### Task:
Can you output the material exactly as written, minus any pictures it holds?

### Records to process:
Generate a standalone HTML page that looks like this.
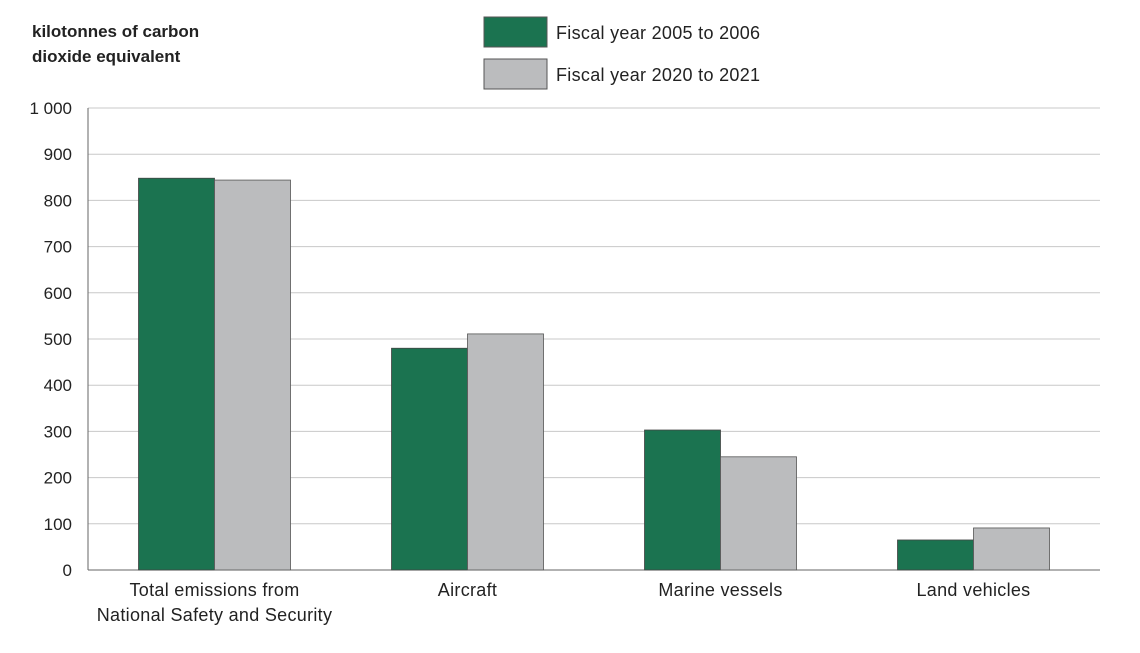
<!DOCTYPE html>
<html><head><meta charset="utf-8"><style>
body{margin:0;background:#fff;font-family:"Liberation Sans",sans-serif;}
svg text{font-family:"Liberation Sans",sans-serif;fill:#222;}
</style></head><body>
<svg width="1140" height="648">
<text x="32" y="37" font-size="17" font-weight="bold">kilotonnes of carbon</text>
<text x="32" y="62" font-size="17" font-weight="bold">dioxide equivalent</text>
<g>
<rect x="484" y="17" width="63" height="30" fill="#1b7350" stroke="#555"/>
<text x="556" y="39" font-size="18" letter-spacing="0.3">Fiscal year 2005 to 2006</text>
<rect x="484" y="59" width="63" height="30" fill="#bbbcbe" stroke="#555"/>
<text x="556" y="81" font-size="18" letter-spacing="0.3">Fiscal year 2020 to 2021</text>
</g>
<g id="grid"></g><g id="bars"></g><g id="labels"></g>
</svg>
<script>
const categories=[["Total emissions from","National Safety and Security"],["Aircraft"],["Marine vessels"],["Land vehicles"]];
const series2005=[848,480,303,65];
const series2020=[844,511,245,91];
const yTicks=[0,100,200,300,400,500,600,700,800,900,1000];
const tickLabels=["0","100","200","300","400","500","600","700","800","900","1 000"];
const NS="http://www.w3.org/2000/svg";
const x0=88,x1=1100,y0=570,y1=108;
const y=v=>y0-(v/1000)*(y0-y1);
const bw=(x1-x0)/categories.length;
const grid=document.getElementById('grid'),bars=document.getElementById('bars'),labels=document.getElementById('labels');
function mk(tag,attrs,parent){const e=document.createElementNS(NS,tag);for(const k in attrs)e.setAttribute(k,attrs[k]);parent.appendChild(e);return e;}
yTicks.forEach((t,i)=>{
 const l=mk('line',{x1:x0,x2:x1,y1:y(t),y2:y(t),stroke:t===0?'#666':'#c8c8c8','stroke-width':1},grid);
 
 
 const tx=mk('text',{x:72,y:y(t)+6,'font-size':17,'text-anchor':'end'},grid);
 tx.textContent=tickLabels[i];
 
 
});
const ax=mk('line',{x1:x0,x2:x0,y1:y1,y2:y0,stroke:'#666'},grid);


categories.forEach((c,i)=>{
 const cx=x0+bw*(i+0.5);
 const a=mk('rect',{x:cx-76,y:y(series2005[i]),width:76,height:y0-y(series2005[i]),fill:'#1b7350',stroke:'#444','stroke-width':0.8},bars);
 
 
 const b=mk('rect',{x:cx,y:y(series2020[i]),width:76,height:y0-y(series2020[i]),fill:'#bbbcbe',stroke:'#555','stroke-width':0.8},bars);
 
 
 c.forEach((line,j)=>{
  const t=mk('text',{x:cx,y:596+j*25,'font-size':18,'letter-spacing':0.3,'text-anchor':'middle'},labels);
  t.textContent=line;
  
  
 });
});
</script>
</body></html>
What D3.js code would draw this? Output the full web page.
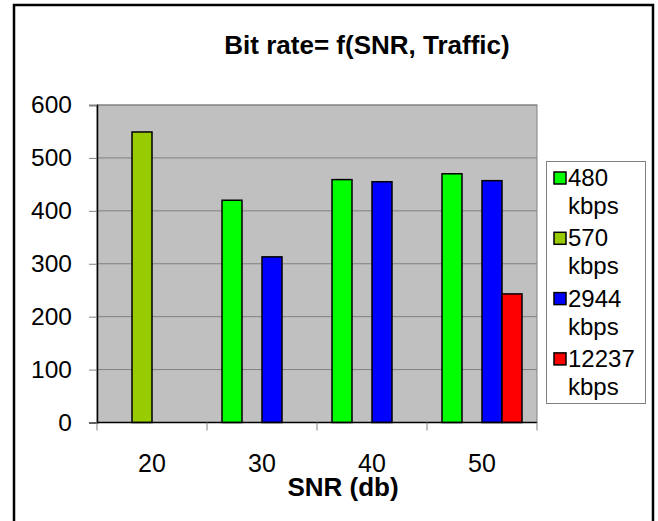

### Final result:
Generate a standalone HTML page that looks like this.
<!DOCTYPE html>
<html><head><meta charset="utf-8"><style>
body{margin:0;background:#fff;font-family:"Liberation Sans",sans-serif;}
svg text{font-family:"Liberation Sans",sans-serif;fill:#222;}
</style></head><body>
<svg width="1140" height="648">
<text x="32" y="37" font-size="17" font-weight="bold">kilotonnes of carbon</text>
<text x="32" y="62" font-size="17" font-weight="bold">dioxide equivalent</text>
<g>
<rect x="484" y="17" width="63" height="30" fill="#1b7350" stroke="#555"/>
<text x="556" y="39" font-size="18" letter-spacing="0.3">Fiscal year 2005 to 2006</text>
<rect x="484" y="59" width="63" height="30" fill="#bbbcbe" stroke="#555"/>
<text x="556" y="81" font-size="18" letter-spacing="0.3">Fiscal year 2020 to 2021</text>
</g>
<g id="grid"></g><g id="bars"></g><g id="labels"></g>
</svg>
<script>
const categories=[["Total emissions from","National Safety and Security"],["Aircraft"],["Marine vessels"],["Land vehicles"]];
const series2005=[848,480,303,65];
const series2020=[844,511,245,91];
const yTicks=[0,100,200,300,400,500,600,700,800,900,1000];
const tickLabels=["0","100","200","300","400","500","600","700","800","900","1 000"];
const NS="http://www.w3.org/2000/svg";
const x0=88,x1=1100,y0=570,y1=108;
const y=v=>y0-(v/1000)*(y0-y1);
const bw=(x1-x0)/categories.length;
const grid=document.getElementById('grid'),bars=document.getElementById('bars'),labels=document.getElementById('labels');
function mk(tag,attrs,parent){const e=document.createElementNS(NS,tag);for(const k in attrs)e.setAttribute(k,attrs[k]);parent.appendChild(e);return e;}
yTicks.forEach((t,i)=>{
 const l=mk('line',{x1:x0,x2:x1,y1:y(t),y2:y(t),stroke:t===0?'#666':'#c8c8c8','stroke-width':1},grid);
 
 
 const tx=mk('text',{x:72,y:y(t)+6,'font-size':17,'text-anchor':'end'},grid);
 tx.textContent=tickLabels[i];
 
 
});
const ax=mk('line',{x1:x0,x2:x0,y1:y1,y2:y0,stroke:'#666'},grid);


categories.forEach((c,i)=>{
 const cx=x0+bw*(i+0.5);
 const a=mk('rect',{x:cx-76,y:y(series2005[i]),width:76,height:y0-y(series2005[i]),fill:'#1b7350',stroke:'#444','stroke-width':0.8},bars);
 
 
 const b=mk('rect',{x:cx,y:y(series2020[i]),width:76,height:y0-y(series2020[i]),fill:'#bbbcbe',stroke:'#555','stroke-width':0.8},bars);
 
 
 c.forEach((line,j)=>{
  const t=mk('text',{x:cx,y:596+j*25,'font-size':18,'letter-spacing':0.3,'text-anchor':'middle'},labels);
  t.textContent=line;
  
  
 });
});
</script>
</body></html>
What D3.js code would draw this? Output the full web page.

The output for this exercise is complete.